▶ GOAL
Starting at the top of the listing, extract every line up to and including the one with "label='MENSA', clip_on=False, zorder=3)". Pictures stay out of the copy.

▶ PROVIDED DATA
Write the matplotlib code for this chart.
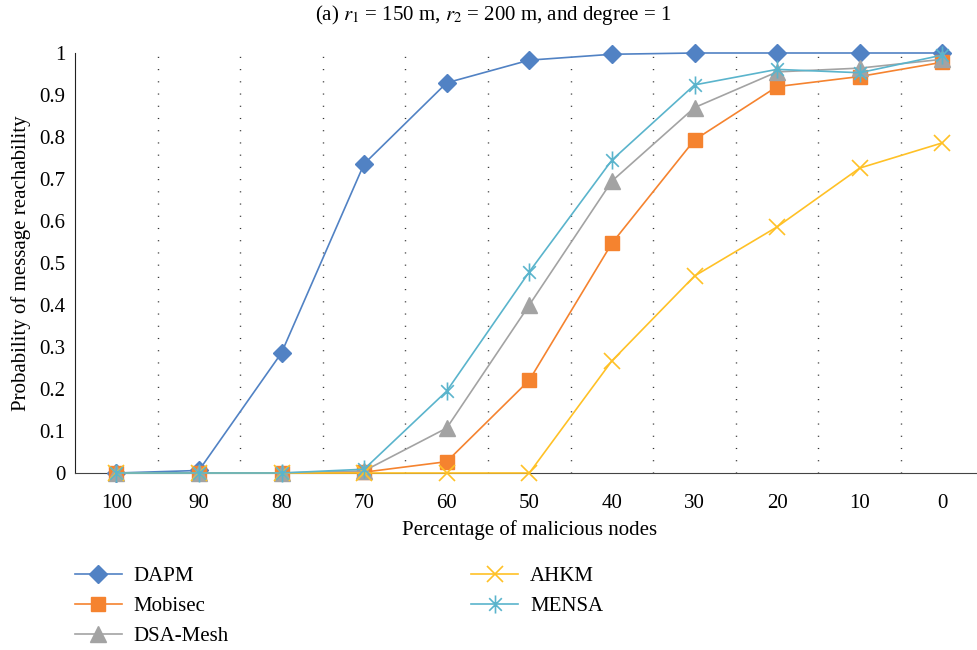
import matplotlib.pyplot as plt
from matplotlib.path import Path

plt.rcParams['font.family'] = ['Liberation Serif', 'DejaVu Serif']
plt.rcParams['mathtext.fontset'] = 'stix'

cats = ['100', '90', '80', '70', '60', '50', '40', '30', '20', '10', '0']
dapm = [0.0, 0.006, 0.286, 0.736, 0.929, 0.983, 0.997, 1.0, 1.0, 1.0, 1.0]
mobisec = [0.0, 0.0, 0.0, 0.002, 0.027, 0.221, 0.547, 0.793, 0.920, 0.944, 0.978]
dsa = [0.0, 0.0, 0.0, 0.005, 0.107, 0.400, 0.695, 0.870, 0.955, 0.964, 0.985]
ahkm = [0.0, 0.0, 0.0, 0.0, 0.0, 0.0, 0.267, 0.469, 0.586, 0.726, 0.786]
mensa = [0.0, 0.0, 0.0, 0.009, 0.195, 0.479, 0.745, 0.924, 0.961, 0.953, 0.995]

# excel style star: X plus vertical bar
star = Path([(-0.7, -0.7), (0.7, 0.7), (-0.7, 0.7), (0.7, -0.7), (0, -1), (0, 1)],
            [Path.MOVETO, Path.LINETO, Path.MOVETO, Path.LINETO, Path.MOVETO, Path.LINETO])

fig = plt.figure(figsize=(9.77, 6.5), dpi=100)
ax = fig.add_axes([75/977, 1-473/650, 908.6/977, 420/650])

x = list(range(len(cats)))
ax.plot(x, dapm, color='#5182C4', lw=1.2, marker='D', ms=9, label='DAPM', clip_on=False, zorder=3)
ax.plot(x, mobisec, color='#F5832F', lw=1.2, marker='s', ms=10, label='Mobisec', clip_on=False, zorder=3)
ax.plot(x, dsa, color='#A3A3A3', lw=1.2, marker='^', ms=11, label='DSA-Mesh', clip_on=False, zorder=3)
ax.plot(x, ahkm, color='#FFC126', lw=1.2, marker='x', ms=12, mew=1.2, label='AHKM', clip_on=False, zorder=3)
ax.plot(x, mensa, color='#5AB4CC', lw=1.2, marker=star, ms=13, mew=1.2, label='MENSA', clip_on=False, zorder=3)

ax.set_xlim(-0.5, 10.5)
ax.set_ylim(0, 1)
ax.set_xticks(x)
ax.set_xticklabels(cats)
ax.set_yticks([i/10 for i in range(11)])
ax.set_yticklabels(['0'] + ['0.%d' % i for i in range(1, 10)] + ['1'])
ax.set_xticks([i + 0.5 for i in range(10)], minor=True)
ax.grid(True, which='minor', axis='x', color='#333333', lw=1, linestyle=(0, (0.8, 8)))
ax.tick_params(axis='both', which='both', length=0, labelsize=15)
ax.tick_params(axis='x', pad=15)
ax.tick_params(axis='y', pad=7)
for s in ['top', 'right']:
    ax.spines[s].set_visible(False)
ax.spines['left'].set_color('#222222')
ax.spines['bottom'].set_color('#444444')

ax.set_xlabel('Percentage of malicious nodes', fontsize=15, labelpad=5)
ax.set_ylabel('Probability of message reachability', fontsize=15, labelpad=6)

fig.text(0.505, 0.977, r'(a) $r_1$ = 150 m, $r_2$ = 200 m, and degree = 1', ha='center', va='center', fontsize=15)

fig.legend(loc='upper left', bbox_to_anchor=(56/977, 1-548/650), ncol=2, frameon=False,
           fontsize=15, handlelength=2.25, handletextpad=0.58, columnspacing=11.63, labelspacing=0.5)

fig.savefig('out.png', dpi=100)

▶ THE COMPLETED TASK
Write the matplotlib code for this chart.
import matplotlib.pyplot as plt
from matplotlib.path import Path

plt.rcParams['font.family'] = ['Liberation Serif', 'DejaVu Serif']
plt.rcParams['mathtext.fontset'] = 'stix'

cats = ['100', '90', '80', '70', '60', '50', '40', '30', '20', '10', '0']
dapm = [0.0, 0.006, 0.286, 0.736, 0.929, 0.983, 0.997, 1.0, 1.0, 1.0, 1.0]
mobisec = [0.0, 0.0, 0.0, 0.002, 0.027, 0.221, 0.547, 0.793, 0.920, 0.944, 0.978]
dsa = [0.0, 0.0, 0.0, 0.005, 0.107, 0.400, 0.695, 0.870, 0.955, 0.964, 0.985]
ahkm = [0.0, 0.0, 0.0, 0.0, 0.0, 0.0, 0.267, 0.469, 0.586, 0.726, 0.786]
mensa = [0.0, 0.0, 0.0, 0.009, 0.195, 0.479, 0.745, 0.924, 0.961, 0.953, 0.995]

# excel style star: X plus vertical bar
star = Path([(-0.7, -0.7), (0.7, 0.7), (-0.7, 0.7), (0.7, -0.7), (0, -1), (0, 1)],
            [Path.MOVETO, Path.LINETO, Path.MOVETO, Path.LINETO, Path.MOVETO, Path.LINETO])

fig = plt.figure(figsize=(9.77, 6.5), dpi=100)
ax = fig.add_axes([75/977, 1-473/650, 908.6/977, 420/650])

x = list(range(len(cats)))
ax.plot(x, dapm, color='#5182C4', lw=1.2, marker='D', ms=9, label='DAPM', clip_on=False, zorder=3)
ax.plot(x, mobisec, color='#F5832F', lw=1.2, marker='s', ms=10, label='Mobisec', clip_on=False, zorder=3)
ax.plot(x, dsa, color='#A3A3A3', lw=1.2, marker='^', ms=11, label='DSA-Mesh', clip_on=False, zorder=3)
ax.plot(x, ahkm, color='#FFC126', lw=1.2, marker='x', ms=12, mew=1.2, label='AHKM', clip_on=False, zorder=3)
ax.plot(x, mensa, color='#5AB4CC', lw=1.2, marker=star, ms=13, mew=1.2, label='MENSA', clip_on=False, zorder=3)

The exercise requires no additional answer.